In 1868, a hotel named "The Summit House" burned beside the railroad.  In 1869, Summit and New Providence separated and the Summit area became the "Township of Summit".  In the late 19th century, the area began shifting from farmland to wealthy estates; in 1892, renowned architect C. Abbott French cleared away a crest of a "summit ridge", removing "an impenetrable tangle of wild vines ... and myriads of rattlesnakes," to build a house with a view of New York City, The Times Building, and the Brooklyn Bridge.  The present-day incarnation of Summit, known formally as the City of Summit, was incorporated in 1899.

Increasingly, in the 19th century, Summit served as a nearby getaway spot for wealthy residents of New York City in search of fresh air and a convenient weekend getaway.  Weekenders would reach Summit by train and relax at large hotels and smaller inns and guest houses.  In addition, it was often a "summer destination" for residents of New York City. Calvary Episcopal Church was built in 1894-1895 and was described as a "handsome new house of worship".

In the late 19th century and early 20th century, silk weaving was a significant business in the city, but it declined in the early decades of the 20th century; in 1915, there was a strike at the Summit Silk Company on Weaver Street.  In the early 20th century, there was much building activity; in 1909, one report suggested at least 40 residences were being built with costs varying from $4,500 to $45,000, making it "one of the greatest periods of building activity this place, the Hill City, has known."

A new railway was constructed from what was then-called New Orange.  The Rahway Valley Railroad connected Summit with the defunct Delaware, Lackawanna and Western Railroad (DL&W).  In the early 20th century, both freight and passenger service were offered by this line which is currently out of service, although in 2009, Union County was exploring the possibility of reactivating the line for freight traffic. 

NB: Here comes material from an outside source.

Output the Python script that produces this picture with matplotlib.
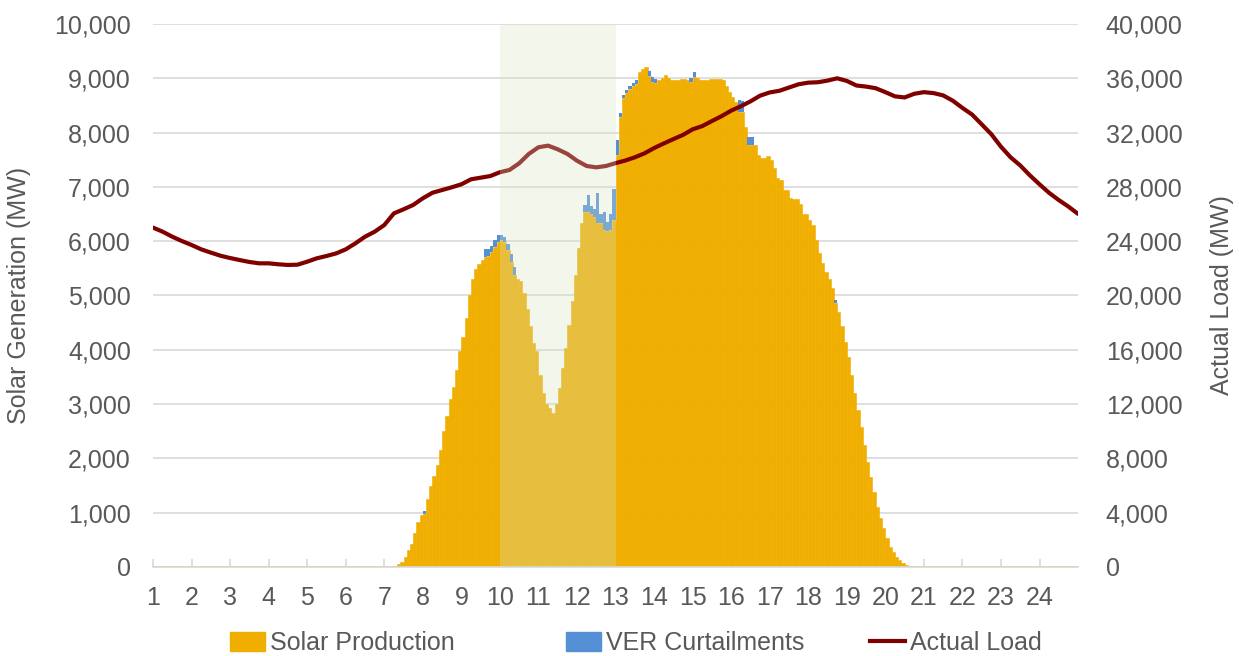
import numpy as np
import matplotlib
matplotlib.use("Agg")
import matplotlib.pyplot as plt
from matplotlib.patches import Patch
from matplotlib.lines import Line2D
from matplotlib.ticker import FuncFormatter, MultipleLocator

# 5-minute solar production (MW), 288 intervals from hour 1 to hour 25
solar_mw = [20] * 76 + [
    50, 100, 190, 320, 420, 620, 830, 960, 980, 1250, 1500, 1680,          # 76-87
    1880, 2150, 2500, 2780, 3100, 3320, 3630, 3980, 4240, 4580, 5000, 5300,  # 88-99
    5480, 5580, 5650, 5700, 5720, 5800, 5900, 5980, 6020, 5990, 5840, 5620,  # 100-111
    5380, 5300, 5270, 5040, 4760, 4430, 4120, 3970, 3540, 3210, 3010, 2920,  # 112-123
    2830, 3010, 3290, 3660, 4030, 4460, 4890, 5380, 5870, 6330, 6540, 6540,  # 124-135
    6510, 6450, 6330, 6330, 6200, 6180, 6200, 6390, 7590, 8290, 8630, 8730,  # 136-147
    8800, 8850, 8900, 9120, 9170, 9200, 9050, 8940, 8920, 8970, 9000, 9060,  # 148-159
    9010, 8970, 8970, 8970, 8990, 8990, 8970, 8940, 9030, 9000, 8970, 8970,  # 160-171
    8970, 8990, 8990, 8990, 8990, 8970, 8850, 8750, 8660, 8570, 8385, 8380,  # 172-183
    8100, 7780, 7780, 7770, 7590, 7530, 7530, 7560, 7500, 7340, 7160, 7130,  # 184-195
    6940, 6940, 6790, 6770, 6770, 6690, 6510, 6510, 6390, 6300, 6020, 5780,  # 196-207
    5590, 5440, 5300, 5130, 4860, 4700, 4430, 4150, 3870, 3540, 3200, 2890,  # 208-219
    2580, 2250, 1940, 1660, 1390, 1110, 900, 710, 530, 370, 280, 190,        # 220-231
    130, 70, 40,                                                             # 232-234
] + [20] * 53

# VER curtailments stacked on top of solar (MW)
curtail_mw = ([0] * 84 + [50] + [0] * 18
              + [150, 130, 120, 120, 130, 100, 80, 110, 140, 150]
              + [0] * 21
              + [130, 310, 130, 150, 560, 180, 340, 180, 300, 580, 280, 80, 60, 60, 50, 60, 60]
              + [0, 0, 0] + [90, 80, 60] + [0] * 10 + [70, 90] + [0] * 13
              + [215, 200, 0, 140, 140] + [0] * 25 + [60] + [0] * 75)

# Actual load (MW), every 15 minutes from hour 1 to hour 25
load_mw = [
    25000, 24700, 24330, 24010, 23720, 23400, 23160, 22930, 22760, 22610,
    22470, 22370, 22370, 22300, 22250, 22270, 22490, 22740, 22910, 23100,
    23400, 23840, 24330, 24700, 25190, 26050, 26350, 26670, 27160, 27570,
    27770, 27970, 28190, 28560, 28680, 28800, 29080, 29250, 29740, 30430,
    30920, 31040, 30770, 30430, 29930, 29540, 29440, 29540, 29750, 29940,
    30180, 30470, 30860, 31200, 31520, 31830, 32240, 32480, 32850, 33210,
    33620, 33940, 34300, 34720, 34960, 35080, 35320, 35560, 35680, 35710,
    35830, 36000, 35810, 35470, 35390, 35270, 34980, 34670, 34590, 34860,
    34980, 34910, 34740, 34350, 33820, 33330, 32610, 31880, 30960, 30180,
    29580, 28850, 28190, 27560, 27030, 26550, 26010,
]

hour_labels = [str(h) for h in range(1, 25)]
series_names = ["Solar Production", "VER Curtailments", "Actual Load"]
shade_start, shade_end = 10, 13

assert len(solar_mw) == 288 and len(curtail_mw) == 288

ORANGE = "#F0AE00"
BLUE = "#5590D6"
DARKRED = "#800000"
GRAY = "#595959"
GRID = "#D9D9D9"

plt.rcParams["font.family"] = ["Liberation Sans", "DejaVu Sans"]
FS = 18

fig = plt.figure(figsize=(12.39, 6.56), dpi=100)
ax = fig.add_axes([0.1235, 0.1357, 0.7466, 0.8277])
ax2 = ax.twinx()

x5 = 1 + np.arange(len(solar_mw)) / 12
solar = np.array(solar_mw, dtype=float)
curt = np.array(curtail_mw, dtype=float)
ax.bar(x5, solar, width=1 / 12, align="edge", color=ORANGE,
       edgecolor=ORANGE, linewidth=0.4, zorder=2)
ax.bar(x5, curt, width=1 / 12, bottom=solar, align="edge", color=BLUE,
       linewidth=0, zorder=2)

x15 = 1 + np.arange(len(load_mw)) / 4
ax2.plot(x15, load_mw, color=DARKRED, lw=3, solid_capstyle="round", zorder=3)
ax2.axvspan(shade_start, shade_end, color=(0.835, 0.887, 0.758), alpha=0.31,
            lw=0, zorder=5)

ax.set_xlim(1, 25)
ax.set_ylim(0, 10000)
ax2.set_ylim(0, 40000)
ax.set_xticks(range(1, 25))
ax.set_xticklabels(hour_labels)
ax.yaxis.set_major_locator(MultipleLocator(1000))
ax2.yaxis.set_major_locator(MultipleLocator(4000))
fmt = FuncFormatter(lambda v, p: f"{int(v):,}")
ax.yaxis.set_major_formatter(fmt)
ax2.yaxis.set_major_formatter(fmt)

ax.grid(axis="y", color=GRID, lw=1.2, zorder=0)
ax.set_axisbelow(True)
for a in (ax, ax2):
    for s in ("top", "left", "right"):
        a.spines[s].set_visible(False)
    a.spines["bottom"].set_color(GRID)
    a.spines["bottom"].set_linewidth(1.2)
ax2.spines["bottom"].set_visible(False)

ax.tick_params(axis="x", direction="in", length=6, color=GRID, width=1.2,
               labelsize=FS, labelcolor=GRAY, pad=14)
ax.tick_params(axis="y", length=0, labelsize=FS, labelcolor=GRAY, pad=16)
ax2.tick_params(axis="y", length=0, labelsize=FS, labelcolor=GRAY, pad=20)

ax.set_ylabel("Solar Generation (MW)", fontsize=FS, color=GRAY)
ax2.set_ylabel("Actual Load (MW)", fontsize=FS, color=GRAY)
ax.yaxis.set_label_coords(-0.132, 0.5)
ax2.yaxis.set_label_coords(1.1427, 0.5)

# legend entries sit unevenly in the original, so place them one by one
handles = [Patch(color=ORANGE), Patch(color=BLUE), Line2D([], [], color=DARKRED, lw=3)]
for h, name, xpos in zip(handles, series_names, [0.1856, 0.4568, 0.7022]):
    leg = fig.legend([h], [name], loc="center left", bbox_to_anchor=(xpos, 0.02),
                     frameon=False, fontsize=FS, labelcolor=GRAY, borderpad=0,
                     borderaxespad=0, handlelength=1.4, handleheight=0.8,
                     handletextpad=0.2)

fig.savefig("out.png", dpi=100)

A trolley line called the Morris County Traction Company, once ran a passenger trolley through Summit to/from Newark and Morris County, in the early part of the 20th century. Broad Street in Summit was designed and built for the trolley, which is why it is wider and straighter than most streets in the city. Portions of the rails could still be seen on it as late as the 1980s.

Following World War II, the city experienced a great building boom, as living outside New York City and commuting to work became more common and the population of New Jersey grew.  At this point, Summit took on its suburban character of tree lined streets and architect-designed houses that it is known for today.  The Velvet Underground played their first paid concert at a Summit High School prom.

During the 9/11 attacks, Summit lost more than a dozen residents.  Many residents worked in the World Trade Center because of the Midtown Direct rail connection.  A few World Trade Center firms relocated to Summit.